When the TV says it is connected but apps act offline, try setting DNS manually in the TV network menu, then reconnect. If that changes nothing, go back to automatic and reboot the router again.

Also check the TV’s date and time. After a power cut, some sets come back with the wrong clock, which can break app sign-ins and network checks. Then check for a TV software update once the set gets online, even if you have to do it over Ethernet or USB the first time.

When The Problem Starts To Look Like Hardware

If your TV cannot see any Wi-Fi networks at all, even with the router a few feet away, the wireless module may be failing. The same goes for a TV that drops Wi-Fi on every network, every band, and every reset.

  • If hotspot works, the router still deserves more attention.
  • If Ethernet works but Wi-Fi never does, the TV’s wireless side is under suspicion.
  • If nothing works, the fault may be deeper than Wi-Fi alone.

An external streaming stick can be a practical patch while you decide whether the TV is worth repair.

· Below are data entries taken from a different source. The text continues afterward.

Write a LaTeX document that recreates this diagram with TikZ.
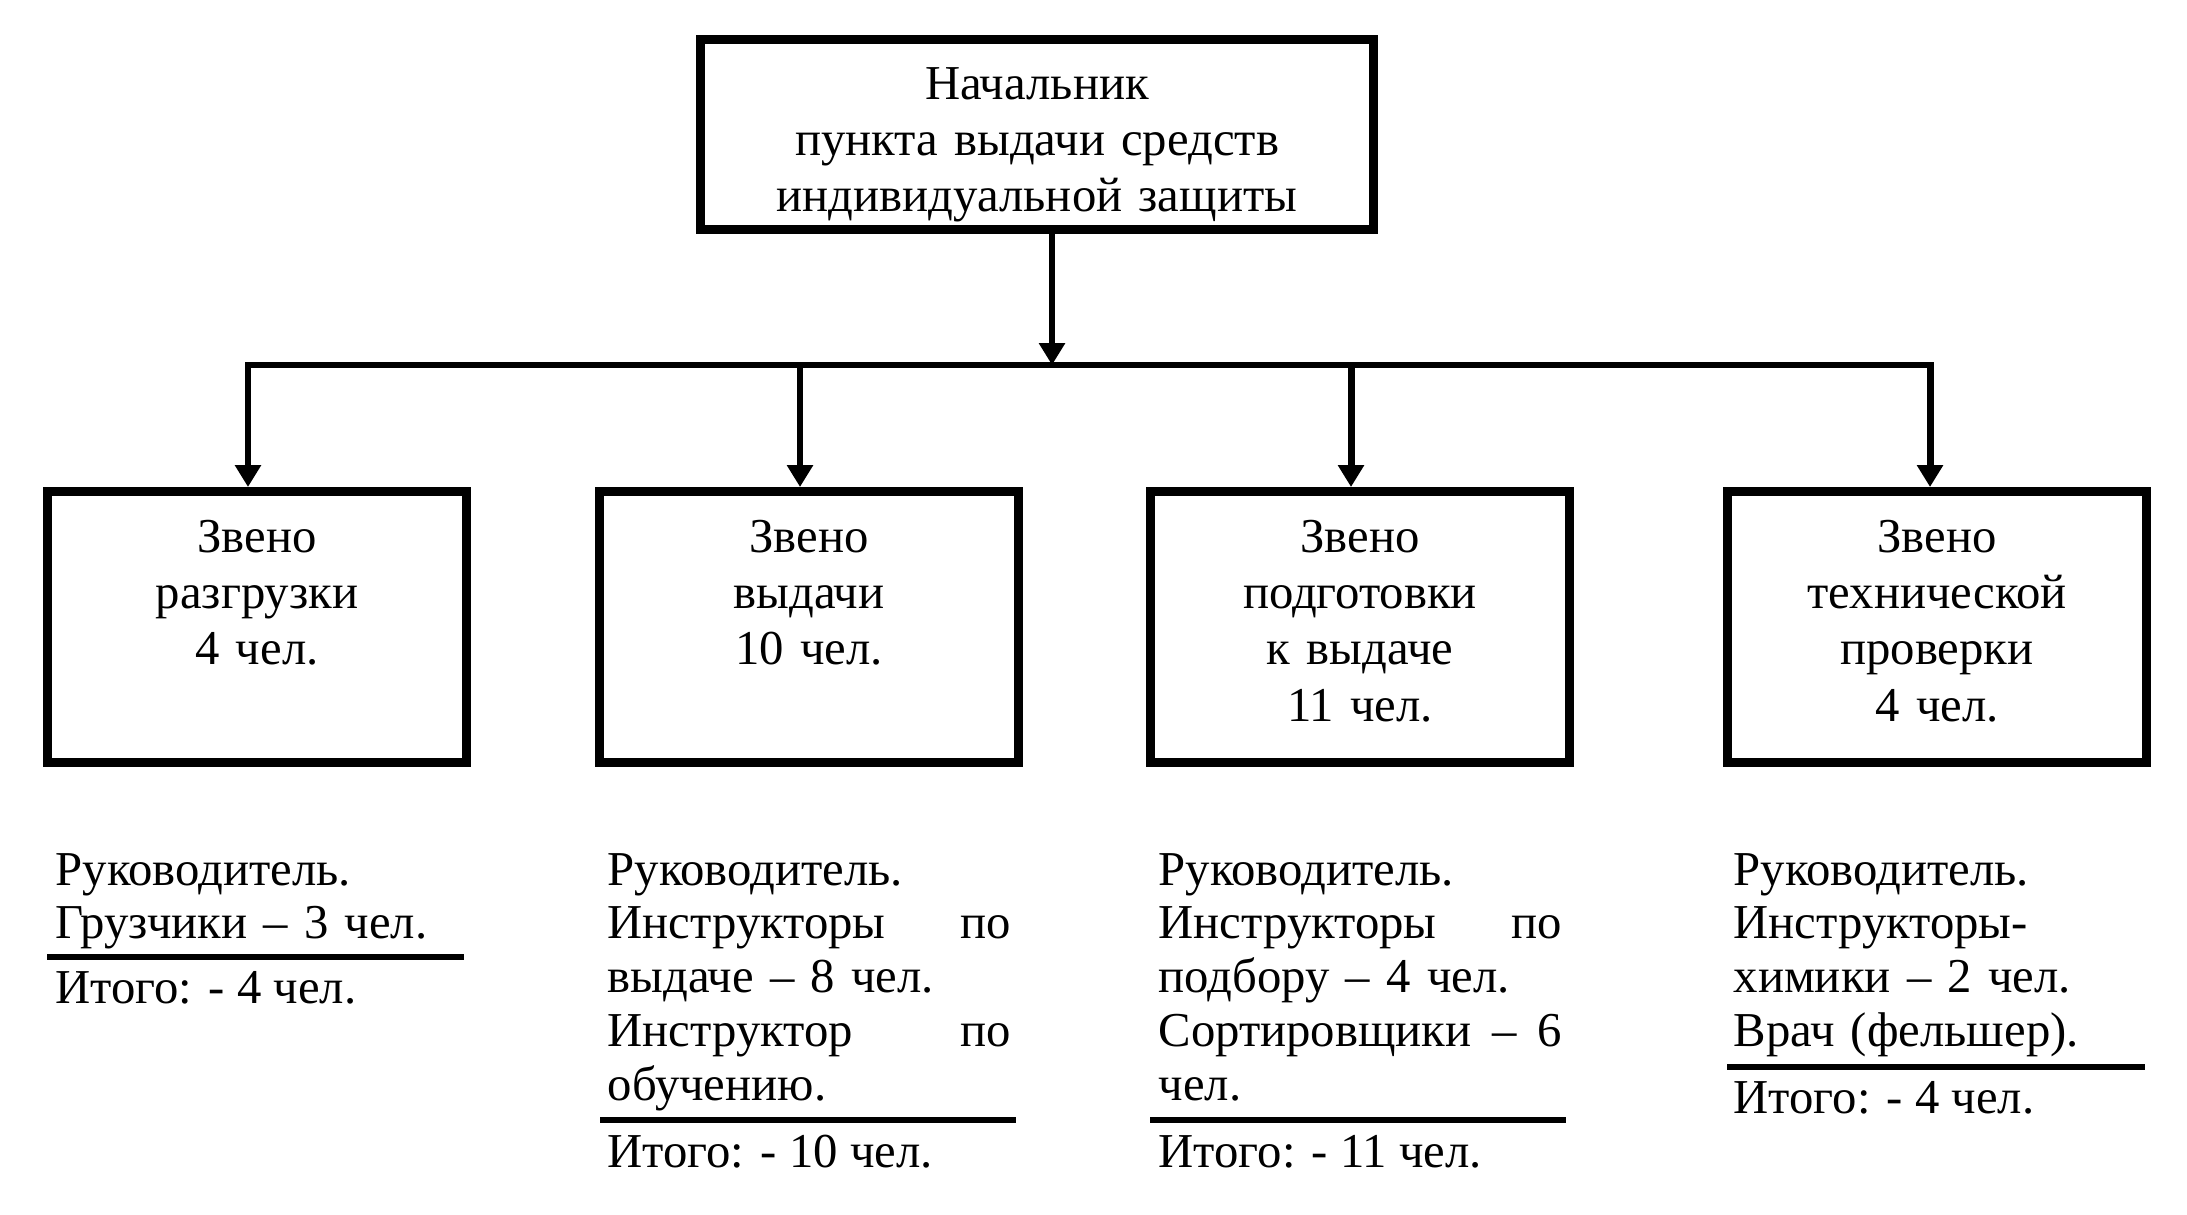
\documentclass[tikz,border=0pt]{standalone}
\usepackage{fontspec}
\setmainfont{Liberation Serif}
\usetikzlibrary{arrows.meta}

\begin{document}
\begin{tikzpicture}[x=0.2874pt, y=-0.2874pt,
			>={Triangle[length=6.3pt,width=7.2pt]},
			every node/.style={inner sep=0pt, font=\fontsize{14pt}{16.1pt}\selectfont},
			chiefbox/.style={draw, line width=2.5pt, text width=193.4pt, align=center,
				text height=17.4pt, text depth=37.2pt, anchor=north},
			unitbox/.style={draw, line width=2.5pt, text width=120.4pt, align=center,
				text height=17.7pt, text depth=60.2pt, anchor=north},
			staff/.style={text width=115.8pt, align=left, anchor=base west,
				font=\fontsize{14pt}{15.45pt}\selectfont},
			total/.style={anchor=base west},
			link/.style={line width=2pt},
			rule/.style={line width=1.9pt}]

			\useasboundingbox (0,0) rectangle (2187,1214);

			% chief and units
			\node[chiefbox] (chief) at (1037,35) {Начальник\\ пункта выдачи средств\\ индивидуальной защиты};
			\node[unitbox] (u1) at (257,487) {Звено\\ разгрузки\\ 4 чел.};
			\node[unitbox] (u2) at (809,487) {Звено\\ выдачи\\ 10 чел.};
			\node[unitbox] (u3) at (1360,487) {Звено\\ подготовки\\ к выдаче\\ 11 чел.};
			\node[unitbox] (u4) at (1937,487) {Звено\\ технической\\ проверки\\ 4 чел.};

			% connectors
			\coordinate (hub) at (1052,365);
			\coordinate (d1) at (248,365);
			\coordinate (d2) at (800,365);
			\coordinate (d3) at (1351,365);
			\coordinate (d4) at (1930,365);
			\draw[link, ->] (chief.south -| hub) -- (hub);
			\draw[link, line cap=rect] (d1) -- (d4);
			\draw[link, ->] (d1) -- (d1 |- u1.north);
			\draw[link, ->] (d2) -- (d2 |- u2.north);
			\draw[link, ->] (d3) -- (d3 |- u3.north);
			\draw[link, ->] (d4) -- (d4 |- u4.north);

			% staff lists
			\node[staff] (s1) at (55,885) {Руководитель.\\ Грузчики – 3 чел.};
			\node[staff] (s2) at (607,885) {Руководитель.\\ Инструкторы\hfill по\\ выдаче – 8 чел.\\ Инструктор\hfill по\\ обучению.};
			\node[staff] (s3) at (1158,885) {Руководитель.\\ Инструкторы\hfill по\\ подбору – 4 чел.\\ Сортировщики \hfill– \hfill6\\ чел.};
			\node[staff] (s4) at (1733,885) {Руководитель.\\ Инструкторы-\\ химики – 2 чел.\\ Врач (фельшер).};

			\draw[rule] (47,957) -- (464,957);
			\draw[rule] (600,1120) -- (1016,1120);
			\draw[rule] (1150,1120) -- (1566,1120);
			\draw[rule] (1727,1067) -- (2145,1067);

			\node[total] (t1) at (55,1003) {Итого: - 4 чел.};
			\node[total] (t2) at (607,1167) {Итого: - 10 чел.};
			\node[total] (t3) at (1158,1167) {Итого: - 11 чел.};
			\node[total] (t4) at (1733,1113) {Итого: - 4 чел.};
		\end{tikzpicture}
\end{document}
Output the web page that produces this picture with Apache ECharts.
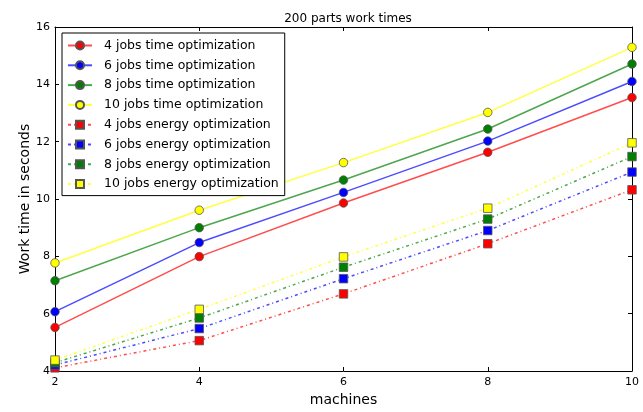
<!DOCTYPE html>
<html><head><meta charset="utf-8">
<script src="https://cdn.jsdelivr.net/npm/echarts@6/dist/echarts.min.js"></script>
<style>html,body{margin:0;padding:0;background:#fff}#c{width:643px;height:412px}</style>
</head><body><div id="c"></div>
<script>
var machines = [2, 4, 6, 8, 10];
var yTicks = [4, 6, 8, 10, 12, 14, 16];
var names = ['4 jobs time optimization','6 jobs time optimization','8 jobs time optimization','10 jobs time optimization',
  '4 jobs energy optimization','6 jobs energy optimization','8 jobs energy optimization','10 jobs energy optimization'];
var time4 = [5.52, 7.99, 9.86, 11.63, 13.54];
var time6 = [6.07, 8.48, 10.23, 12.02, 14.10];
var time8 = [7.15, 9.00, 10.66, 12.44, 14.71];
var time10 = [7.77, 9.61, 11.27, 13.02, 15.29];
var energy4 = [4.11, 5.06, 6.69, 8.44, 10.32];
var energy6 = [4.21, 5.48, 7.22, 8.90, 10.94];
var energy8 = [4.29, 5.85, 7.62, 9.30, 11.48];
var energy10 = [4.38, 6.15, 7.98, 9.68, 11.96];

var colors = ['#ff0000','#0000ff','#008000','#ffff00'];
var lineColors = ['rgba(255,0,0,0.7)','rgba(0,0,255,0.7)','rgba(0,128,0,0.7)','rgba(255,255,0,0.75)'];
var allData = [time4, time6, time8, time10, energy4, energy6, energy8, energy10];

function pairs(arr){ return machines.map(function(m,i){ return [m, arr[i]]; }); }

var series = allData.map(function(d, i){
  var k = i % 4, energy = i >= 4;
  return {
    name: names[i], type: 'line', data: pairs(d),
    symbol: energy ? 'rect' : 'circle', symbolSize: 8.5,
    itemStyle: { color: colors[k], borderColor: '#555', borderWidth: 0.8, opacity: 1 },
    lineStyle: { color: lineColors[k], width: 1.5, type: energy ? [3,3,1,3] : 'solid' },
    emphasis: { disabled: true }, animation: false, z: energy ? 2 : 3
  };
});

var font = 'DejaVu Sans';
var option = {
  animation: false,
  title: { text: '200 parts work times', left: 343, top: 8, textAlign: 'center',
    textStyle: { fontFamily: font, fontSize: 12, fontWeight: 'normal', color: '#000' } },
  grid: { left: 55, right: 11, top: 27, bottom: 37 },
  legend: {
    orient: 'vertical', left: 62, top: 33, data: names,
    backgroundColor: '#fff', borderColor: '#000', borderWidth: 1, borderRadius: 0,
    padding: [5, 6, 4, 5], itemWidth: 24, itemHeight: 10, itemGap: 4.8,
    textStyle: { fontFamily: font, fontSize: 12.5, color: '#000', lineHeight: 15, padding: [0, 0, 0, 7] }
  },
  xAxis: [{
    type: 'value', min: 2, max: 10, interval: 2,
    name: 'machines', nameLocation: 'middle', nameGap: 22,
    nameTextStyle: { fontFamily: font, fontSize: 14, color: '#000' },
    axisLine: { lineStyle: { color: '#000', width: 1 } },
    axisTick: { inside: true, length: 4, lineStyle: { color: '#000' } },
    axisLabel: { fontFamily: font, fontSize: 11, color: '#000', margin: 6 },
    splitLine: { show: false }
  }, {
    type: 'value', min: 2, max: 10, interval: 2, position: 'top',
    axisLine: { lineStyle: { color: '#000', width: 1 } },
    axisTick: { inside: true, length: 4, lineStyle: { color: '#000' } },
    axisLabel: { show: false }, splitLine: { show: false }
  }],
  yAxis: [{
    type: 'value', min: 4, max: 16, interval: 2,
    name: 'Work time in seconds', nameLocation: 'middle', nameGap: 23, nameMoveOverlap: false,
    nameTextStyle: { fontFamily: font, fontSize: 14, color: '#000' },
    axisLine: { show: true, lineStyle: { color: '#000', width: 1 } },
    axisTick: { show: true, inside: true, length: 4, lineStyle: { color: '#000' } },
    axisLabel: { fontFamily: font, fontSize: 11, color: '#000', margin: 5 },
    splitLine: { show: false }
  }, {
    type: 'value', min: 4, max: 16, interval: 2, position: 'right',
    axisLine: { show: true, lineStyle: { color: '#000', width: 1 } },
    axisTick: { show: true, inside: true, length: 4, lineStyle: { color: '#000' } },
    axisLabel: { show: false }, splitLine: { show: false }
  }],
  series: series
};
var chart = echarts.init(document.getElementById('c'));
chart.setOption(option);
</script></body></html>
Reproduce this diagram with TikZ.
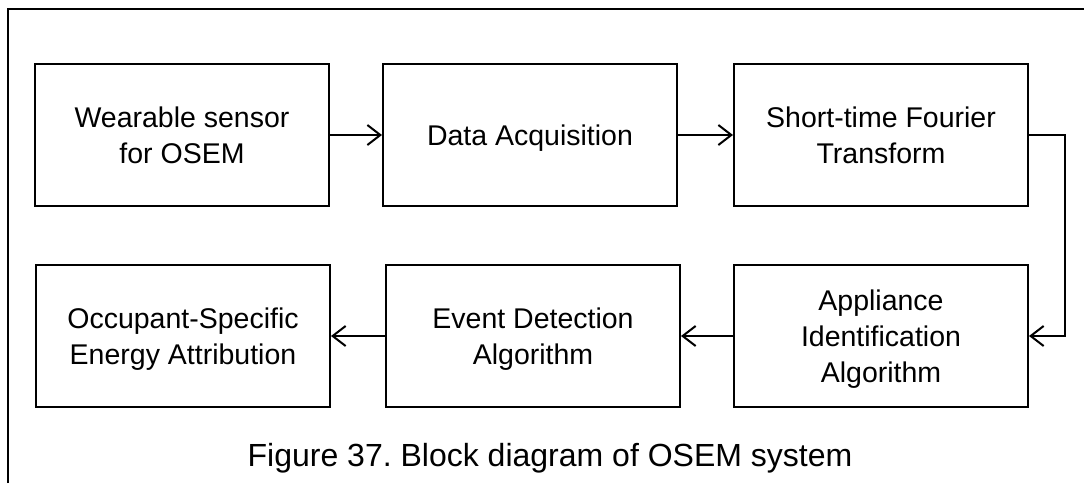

A Clean Way To Narrow It Down Tonight

Test another device on the same Wi-Fi, reboot TV and router from wall power, forget the network and rejoin, try the other Wi-Fi band, then test Ethernet or a hotspot. That sequence tells you whether the fault sits with the line, the router, the room, or the TV.

Most Wi-Fi failures on TVs come down to ordinary stuff: weak placement, bad saved network data, band mismatch, or a stale network lease. Once you sort the problem into the right bucket, the fix is often plain and boring—and that is good news when all you wanted was for the movie to start.